• _Objective_
Below is some material; set it all down exactly, apart from the pictures.

• _Dataset excerpt_
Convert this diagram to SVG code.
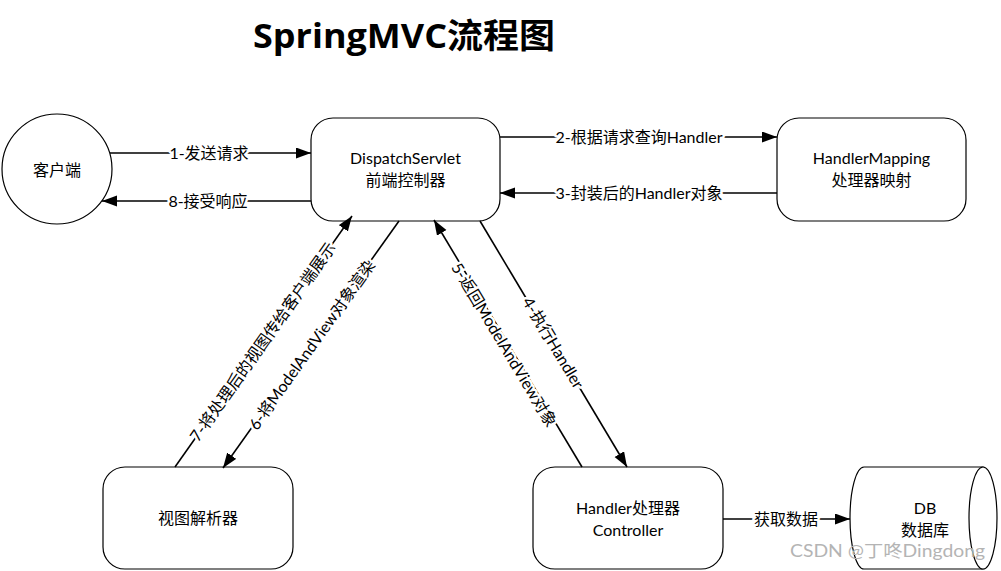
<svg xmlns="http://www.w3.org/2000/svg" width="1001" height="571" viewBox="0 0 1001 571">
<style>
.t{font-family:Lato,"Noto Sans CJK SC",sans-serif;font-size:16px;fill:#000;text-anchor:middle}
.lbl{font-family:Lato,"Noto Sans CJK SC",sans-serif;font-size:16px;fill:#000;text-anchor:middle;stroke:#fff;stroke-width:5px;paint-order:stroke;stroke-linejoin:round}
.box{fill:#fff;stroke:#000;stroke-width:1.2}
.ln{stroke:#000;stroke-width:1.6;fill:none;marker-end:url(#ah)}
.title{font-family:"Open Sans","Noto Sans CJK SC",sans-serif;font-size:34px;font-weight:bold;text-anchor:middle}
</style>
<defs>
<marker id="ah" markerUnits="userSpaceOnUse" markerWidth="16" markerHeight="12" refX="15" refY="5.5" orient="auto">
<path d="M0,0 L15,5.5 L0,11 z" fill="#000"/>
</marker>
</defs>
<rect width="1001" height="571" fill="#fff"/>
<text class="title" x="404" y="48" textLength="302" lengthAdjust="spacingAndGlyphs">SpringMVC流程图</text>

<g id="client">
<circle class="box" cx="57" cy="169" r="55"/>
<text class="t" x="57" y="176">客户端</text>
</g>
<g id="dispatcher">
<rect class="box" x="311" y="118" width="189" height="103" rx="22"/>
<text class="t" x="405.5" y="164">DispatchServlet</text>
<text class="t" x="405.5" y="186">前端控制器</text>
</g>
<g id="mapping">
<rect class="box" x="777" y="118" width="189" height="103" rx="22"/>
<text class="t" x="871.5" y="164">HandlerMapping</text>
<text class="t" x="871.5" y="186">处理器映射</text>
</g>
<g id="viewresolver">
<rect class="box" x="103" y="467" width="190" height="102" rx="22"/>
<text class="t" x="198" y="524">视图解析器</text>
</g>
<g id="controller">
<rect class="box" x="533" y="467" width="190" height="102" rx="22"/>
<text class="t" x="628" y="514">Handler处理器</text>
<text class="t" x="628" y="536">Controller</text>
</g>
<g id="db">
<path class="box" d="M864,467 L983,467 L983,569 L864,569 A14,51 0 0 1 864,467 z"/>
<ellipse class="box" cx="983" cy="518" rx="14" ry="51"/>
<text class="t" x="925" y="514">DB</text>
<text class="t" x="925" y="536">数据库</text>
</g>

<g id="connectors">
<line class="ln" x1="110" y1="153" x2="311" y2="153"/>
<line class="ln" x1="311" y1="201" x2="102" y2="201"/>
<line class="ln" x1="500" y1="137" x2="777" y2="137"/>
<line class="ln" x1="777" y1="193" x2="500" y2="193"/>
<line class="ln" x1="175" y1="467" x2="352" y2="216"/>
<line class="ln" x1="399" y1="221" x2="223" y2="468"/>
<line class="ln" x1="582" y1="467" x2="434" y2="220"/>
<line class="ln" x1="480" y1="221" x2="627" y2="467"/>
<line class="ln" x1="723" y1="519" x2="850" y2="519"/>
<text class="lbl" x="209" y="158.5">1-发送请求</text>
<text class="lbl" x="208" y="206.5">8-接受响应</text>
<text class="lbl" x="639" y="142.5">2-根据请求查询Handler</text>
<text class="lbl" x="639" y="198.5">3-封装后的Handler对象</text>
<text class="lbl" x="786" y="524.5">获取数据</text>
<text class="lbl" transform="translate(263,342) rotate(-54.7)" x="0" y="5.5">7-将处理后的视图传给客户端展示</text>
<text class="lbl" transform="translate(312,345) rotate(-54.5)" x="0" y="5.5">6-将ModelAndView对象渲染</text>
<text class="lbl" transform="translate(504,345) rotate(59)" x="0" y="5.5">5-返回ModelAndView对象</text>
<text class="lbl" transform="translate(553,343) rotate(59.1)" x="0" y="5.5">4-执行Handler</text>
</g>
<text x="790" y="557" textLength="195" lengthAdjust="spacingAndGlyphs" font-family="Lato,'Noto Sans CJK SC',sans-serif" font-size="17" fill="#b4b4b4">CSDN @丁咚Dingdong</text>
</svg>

• _Exercise answer_
Convert this diagram to SVG code.
<svg xmlns="http://www.w3.org/2000/svg" width="1001" height="571" viewBox="0 0 1001 571">
<style>
.t{font-family:Lato,"Noto Sans CJK SC",sans-serif;font-size:16px;fill:#000;text-anchor:middle}
.lbl{font-family:Lato,"Noto Sans CJK SC",sans-serif;font-size:16px;fill:#000;text-anchor:middle;stroke:#fff;stroke-width:5px;paint-order:stroke;stroke-linejoin:round}
.box{fill:#fff;stroke:#000;stroke-width:1.2}
.ln{stroke:#000;stroke-width:1.6;fill:none;marker-end:url(#ah)}
.title{font-family:"Open Sans","Noto Sans CJK SC",sans-serif;font-size:34px;font-weight:bold;text-anchor:middle}
</style>
<defs>
<marker id="ah" markerUnits="userSpaceOnUse" markerWidth="16" markerHeight="12" refX="15" refY="5.5" orient="auto">
<path d="M0,0 L15,5.5 L0,11 z" fill="#000"/>
</marker>
</defs>
<rect width="1001" height="571" fill="#fff"/>
<text class="title" x="404" y="48" textLength="302" lengthAdjust="spacingAndGlyphs">SpringMVC流程图</text>

<g id="client">
<circle class="box" cx="57" cy="169" r="55"/>
<text class="t" x="57" y="176">客户端</text>
</g>
<g id="dispatcher">
<rect class="box" x="311" y="118" width="189" height="103" rx="22"/>
<text class="t" x="405.5" y="164">DispatchServlet</text>
<text class="t" x="405.5" y="186">前端控制器</text>
</g>
<g id="mapping">
<rect class="box" x="777" y="118" width="189" height="103" rx="22"/>
<text class="t" x="871.5" y="164">HandlerMapping</text>
<text class="t" x="871.5" y="186">处理器映射</text>
</g>
<g id="viewresolver">
<rect class="box" x="103" y="467" width="190" height="102" rx="22"/>
<text class="t" x="198" y="524">视图解析器</text>
</g>
<g id="controller">
<rect class="box" x="533" y="467" width="190" height="102" rx="22"/>
<text class="t" x="628" y="514">Handler处理器</text>
<text class="t" x="628" y="536">Controller</text>
</g>
<g id="db">
<path class="box" d="M864,467 L983,467 L983,569 L864,569 A14,51 0 0 1 864,467 z"/>
<ellipse class="box" cx="983" cy="518" rx="14" ry="51"/>
<text class="t" x="925" y="514">DB</text>
<text class="t" x="925" y="536">数据库</text>
</g>

<g id="connectors">
<line class="ln" x1="110" y1="153" x2="311" y2="153"/>
<line class="ln" x1="311" y1="201" x2="102" y2="201"/>
<line class="ln" x1="500" y1="137" x2="777" y2="137"/>
<line class="ln" x1="777" y1="193" x2="500" y2="193"/>
<line class="ln" x1="175" y1="467" x2="352" y2="216"/>
<line class="ln" x1="399" y1="221" x2="223" y2="468"/>
<line class="ln" x1="582" y1="467" x2="434" y2="220"/>
<line class="ln" x1="480" y1="221" x2="627" y2="467"/>
<line class="ln" x1="723" y1="519" x2="850" y2="519"/>
<text class="lbl" x="209" y="158.5">1-发送请求</text>
<text class="lbl" x="208" y="206.5">8-接受响应</text>
<text class="lbl" x="639" y="142.5">2-根据请求查询Handler</text>
<text class="lbl" x="639" y="198.5">3-封装后的Handler对象</text>
<text class="lbl" x="786" y="524.5">获取数据</text>
<text class="lbl" transform="translate(263,342) rotate(-54.7)" x="0" y="5.5">7-将处理后的视图传给客户端展示</text>
<text class="lbl" transform="translate(312,345) rotate(-54.5)" x="0" y="5.5">6-将ModelAndView对象渲染</text>
<text class="lbl" transform="translate(504,345) rotate(59)" x="0" y="5.5">5-返回ModelAndView对象</text>
<text class="lbl" transform="translate(553,343) rotate(59.1)" x="0" y="5.5">4-执行Handler</text>
</g>
<text x="790" y="557" textLength="195" lengthAdjust="spacingAndGlyphs" font-family="Lato,'Noto Sans CJK SC',sans-serif" font-size="17" fill="#b4b4b4">CSDN @丁咚Dingdong</text>
</svg>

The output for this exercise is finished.